STEP 1: Preheat the oven to 180 (400 degrees f) Finely dice the onion and mince the garlic. Thinly slice remaining vegetables.  This step is really easy if you have a mandolin slicer, and it made me fall in love with mine all over again.  I'm not sure I'd like the recipe as much without it, because that's a LOT of thin slicing...

STEP 2: Sauté onion and garlic in a skillet with olive oil until softened (about five minutes).

STEP 3: Spray the inside of an 8x8 square or round baking dish with non-stick spray. Spread the softened onion and garlic in the bottom of the dish. Place the thinly sliced vegetables in the baking dish vertically, in an alternating pattern. Sprinkle generously with salt, pepper, and thyme.
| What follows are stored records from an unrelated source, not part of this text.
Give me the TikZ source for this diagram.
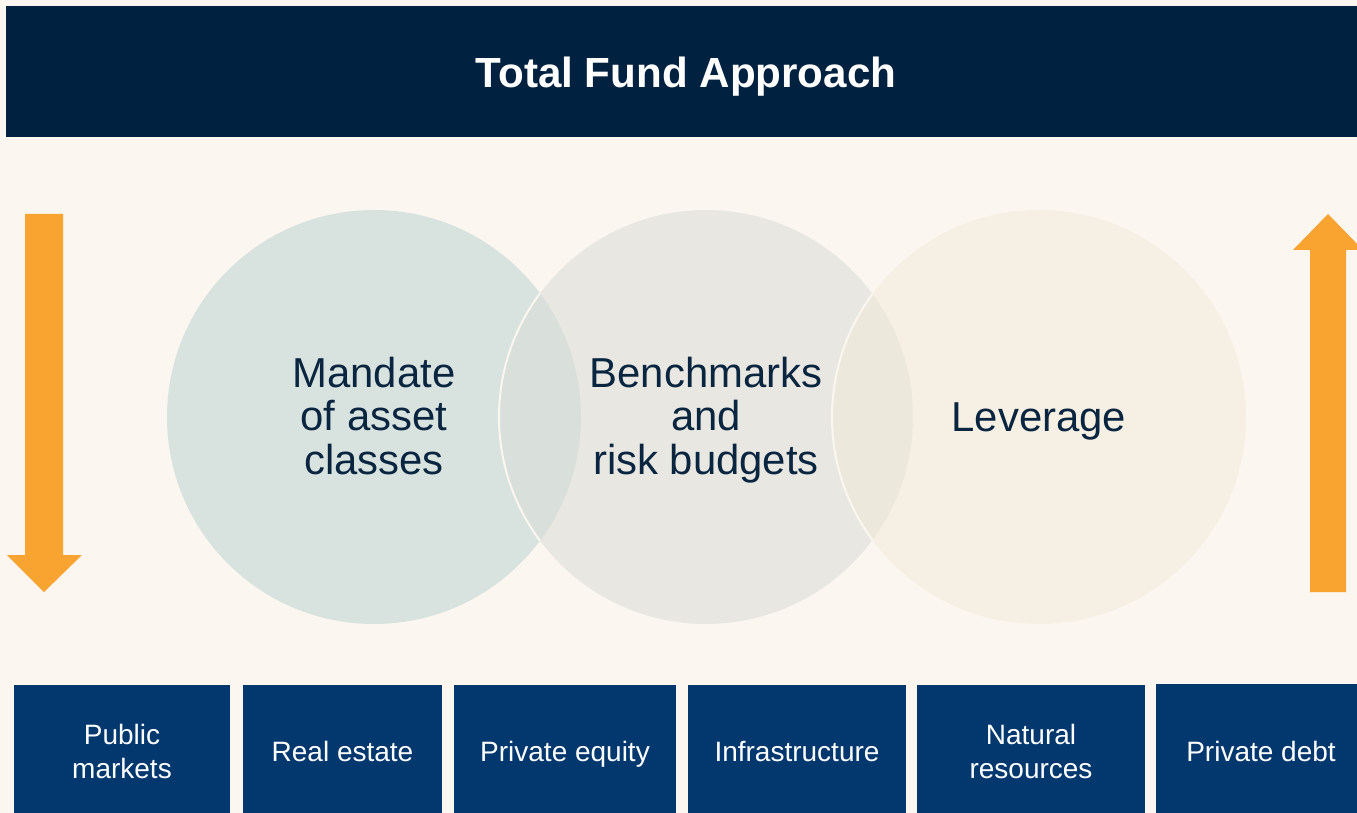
\documentclass[tikz,border=0pt]{standalone}
\usepackage{fontspec}
\setmainfont{Liberation Sans}
\definecolor{bgc}{RGB}{251,246,240}
\definecolor{titlec}{RGB}{0,33,64}
\definecolor{boxc}{RGB}{2,56,110}
\definecolor{orangec}{RGB}{249,164,49}
\definecolor{inkc}{RGB}{10,37,64}
\definecolor{circa}{RGB}{216,227,224}
\definecolor{circb}{RGB}{218,220,215}
\definecolor{circc}{RGB}{242,233,216}
\begin{document}
\begin{tikzpicture}[x=0.75pt,y=-0.75pt,
  circ/.style={circle, minimum size=310.5pt, inner sep=0pt, text=inkc, text opacity=1},
  circtext/.style={align=center, text=inkc, font=\fontsize{31.4}{32.6}\selectfont},
  catbox/.style={fill=boxc, inner sep=0pt, anchor=north west},
  cattext/.style={align=center, text=white, font=\fontsize{21}{25.5}\selectfont},
  arrowc/.style={fill=orangec}]
\fill[bgc] (0,0) rectangle (1357,813);
\useasboundingbox (0,0) rectangle (1357,813);
% title band
\node[fill=titlec, minimum width=1013.25pt, minimum height=98.25pt, inner sep=0pt, anchor=north west] (band) at (6,6) {};
\node[anchor=base, text=white, font=\fontsize{31.6}{36}\selectfont\bfseries] (title) at (686,88) {Total Fund Approach};
% circles
\node[circ, fill=circa] (c1) at (374,417) {};
\node[circ, fill=circb, fill opacity=0.55] (c2) at (706,417) {};
\begin{scope}
  \clip (c1.center) circle[radius=155.25pt];
  \draw[bgc, line width=1.5pt] (c2.center) circle[radius=155.25pt];
\end{scope}
\node[circ, fill=circc, fill opacity=0.53] (c3) at (1039,417) {};
\begin{scope}
  \clip (c2.center) circle[radius=155.25pt];
  \draw[bgc, line width=1.5pt] (c3.center) circle[radius=155.25pt];
\end{scope}
\node[circtext] (t1) at (374,416) {Mandate\\of asset\\classes};
\node[circtext] (t2) at (706,420) {Benchmarks\\and\\risk budgets};
\node[circtext] (t3) at (1039,421) {Leverage};
% arrows
\fill[arrowc] (25,214) -- (63,214) -- (63,555) -- (82,555) -- (44,592) -- (7,555) -- (25,555) -- cycle;
\fill[arrowc] (1310,592) -- (1346,592) -- (1346,250) -- (1363,250) -- (1328,214) -- (1293,250) -- (1310,250) -- cycle;
% category boxes
\node[catbox, minimum width=162pt, minimum height=100pt] (b1) at (14,685) {};
\node[catbox, minimum width=149.25pt, minimum height=100pt] (b2) at (243,685) {};
\node[catbox, minimum width=166.5pt, minimum height=100pt] (b3) at (454,685) {};
\node[catbox, minimum width=163.5pt, minimum height=100pt] (b4) at (688,685) {};
\node[catbox, minimum width=171pt, minimum height=100pt] (b5) at (917,685) {};
\node[catbox, minimum width=155pt, minimum height=100pt] (b6) at (1156,684) {};
\node[cattext] (l1) at (122,751) {Public\\markets};
\node[cattext, anchor=base] (l2) at (342.5,761) {Real estate};
\node[cattext, anchor=base] (l3) at (565,761) {Private equity};
\node[cattext, anchor=base] (l4) at (797,761) {Infrastructure};
\node[cattext] (l5) at (1031,751) {Natural\\resources};
\node[cattext, anchor=base] (l6) at (1261,761) {Private debt};
\end{tikzpicture}
\end{document}
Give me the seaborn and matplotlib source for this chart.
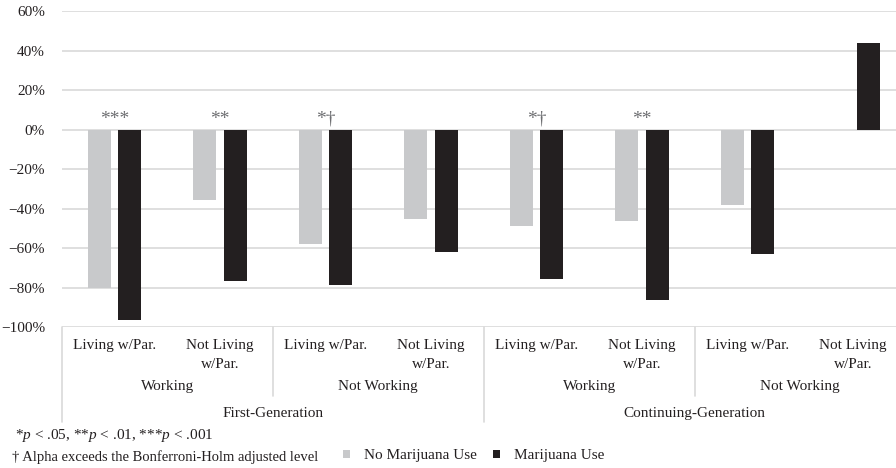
import numpy as np
import pandas as pd
import matplotlib
matplotlib.use("Agg")
import matplotlib.pyplot as plt
import matplotlib.transforms as mtransforms
from matplotlib.ticker import PercentFormatter
import seaborn as sns

# ---------------- data ----------------
generation = ["First-Generation"] * 4 + ["Continuing-Generation"] * 4
working = ["Working", "Working", "Not Working", "Not Working"] * 2
living = ["Living w/Par.", "Not Living\nw/Par."] * 4
no_marijuana = [-80, -35.5, -58, -45, -49, -46, -38, np.nan]
marijuana = [-96.5, -76.5, -78.5, -62, -75.5, -86, -63, 44]
significance = ["***", "**", "*\u2020", "", "*\u2020", "**", "", ""]
series_names = ["No Marijuana Use", "Marijuana Use"]
yticks = list(range(-100, 61, 20))
footnote1 = r"*$p$ < .05, **$p$ < .01, ***$p$ < .001"
footnote2 = "\u2020 Alpha exceeds the Bonferroni-Holm adjusted level"

GREY = "#c8c9cb"
BLACK = "#231f20"
GRID = "#d9d9d9"
TEXT = "#231f20"

sns.set_style("white")
plt.rcParams["font.family"] = ["Liberation Serif", "DejaVu Serif"]
plt.rcParams["mathtext.fontset"] = "custom"
plt.rcParams["mathtext.rm"] = "Liberation Serif"
plt.rcParams["mathtext.it"] = "Liberation Serif:italic"
plt.rcParams["axes.unicode_minus"] = True

keys = [f"c{i}" for i in range(len(living))]
df = pd.DataFrame({
    "key": keys * 2,
    "value": no_marijuana + marijuana,
    "series": [series_names[0]] * len(keys) + [series_names[1]] * len(keys),
})

W, H = 896, 468
fig = plt.figure(figsize=(W / 100, H / 100), dpi=100)
ax_left, ax_bottom_px, ax_top_px, ax_right = 61.7, 327.3, 11.0, 905.7
ax = fig.add_axes([ax_left / W, 1 - ax_bottom_px / H,
                   (ax_right - ax_left) / W, (ax_bottom_px - ax_top_px) / H])

sns.barplot(data=df, x="key", y="value", hue="series", order=keys,
            hue_order=series_names, palette=[GREY, BLACK], width=0.58,
            gap=0.24, linewidth=0, saturation=1, ax=ax, errorbar=None)

ax.set_xlim(-0.5, len(keys) - 0.5)
ax.set_ylim(-100, 60)
ax.set_yticks(yticks)
ax.yaxis.set_major_formatter(PercentFormatter(100, decimals=0))
ax.yaxis.grid(True, color=GRID, lw=1.2)
ax.set_axisbelow(True)
for s in ax.spines.values():
    s.set_visible(False)
ax.tick_params(axis="y", length=0, pad=12, labelsize=11, labelcolor=TEXT)
ax.set_xticks([])
ax.set_xlabel("")
ax.set_ylabel("")

# significance markers
for i, s in enumerate(significance):
    if s:
        ax.text(i, 3, s, ha="center", va="baseline", fontsize=14, color="#6d6e71")

# multi-level category axis
bt = mtransforms.blended_transform_factory(ax.transData, fig.transFigure)
fy = lambda px: 1 - px / H
for i, lab in enumerate(living):
    ax.text(i, fy(339), lab, transform=bt, ha="center", va="top",
            fontsize=11, color=TEXT, linespacing=1.6)

def runs(vals):
    out, start = [], 0
    for i in range(1, len(vals) + 1):
        if i == len(vals) or vals[i] != vals[start]:
            out.append((start, i - 1, vals[start]))
            start = i
    return out

work_keys = [g + "|" + w for g, w in zip(generation, working)]
for a, b, k in runs(work_keys):
    ax.text((a + b) / 2, fy(386.7), k.split("|")[1], transform=bt,
            ha="center", va="center", fontsize=11, color=TEXT)
for a, b, k in runs(generation):
    ax.text((a + b) / 2, fy(413.3), k, transform=bt,
            ha="center", va="center", fontsize=11, color=TEXT)

# separators
gen_bounds = {a - 0.5 for a, b, k in runs(generation)} | {len(keys) - 0.5}
work_bounds = {a - 0.5 for a, b, k in runs(work_keys)} - gen_bounds
for x in sorted(gen_bounds):
    ax.plot([x, x], [fy(ax_bottom_px), fy(421.7)], transform=bt, color=GRID,
            lw=1.2, clip_on=False)
for x in sorted(work_bounds):
    ax.plot([x, x], [fy(ax_bottom_px), fy(395.7)], transform=bt, color=GRID,
            lw=1.2, clip_on=False)

# footnotes
fig.text(15 / W, fy(435), footnote1, ha="left", va="center", fontsize=11, color=TEXT)
fig.text(12 / W, fy(456.7), footnote2, ha="left", va="center", fontsize=10.5, color=TEXT)

# legend
handles, labels = ax.get_legend_handles_labels()
if ax.legend_ is not None:
    ax.legend_.remove()
fig.legend(handles, labels, loc="center left", bbox_to_anchor=(343 / W, fy(456)),
           ncol=2, frameon=False, borderpad=0, borderaxespad=0,
           handlelength=0.45, handleheight=0.45, handletextpad=0.9,
           columnspacing=1.1, fontsize=11, labelcolor=TEXT)

fig.savefig("out.png", dpi=100)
STEP 4: Cover the dish with foil and bake for 30 minutes. Remove the foil, top with cheese and bake for another 15-20 minutes or until the cheese is golden brown

Sunday, August 25, 2013

Spinach Molasses Sweet Potato Muffins

Because sometimes you'll do just about anything to get some vegetables into your toddler. But the adults at our house think they taste pretty good, too.

Ingredients:
1 cup mashed cooked sweet potato (microwaved not boiled)
1/4 cup chopped raisins
1 cup chopped, fresh spinach (frozen is fine, too, but makes it taste a little more spinach-y)
2 eggs (but I prefer to use 1/2 cup applesauce instead)
1/2 cup buttermilk (but regular milk is totally fine, too)
1/4 cup molasses
1/4 cup canola oil
1 cup wheat flour
3/4 cup white flour
1/2 cup light brown sugar
1 teaspoon cinnamon
1/3 teaspoon ginger
1 teaspoon baking soda
1 teaspoon baking powder
1/4 teaspoon salt

Directions:
Preheat the oven to 375° F. Line or spray muffin tins. Mix the raisins, sweet potatoes, spinach and wet ingredients in a bowl until smooth, and mix the dry ingredients in another bowl. Combine the two and mix until just blended. Spoon the batter into muffin tins and bake on the middle shelf until lightly browned (about 10 minutes for mini muffins, 12-15 for regular muffins.  Don't overbake.).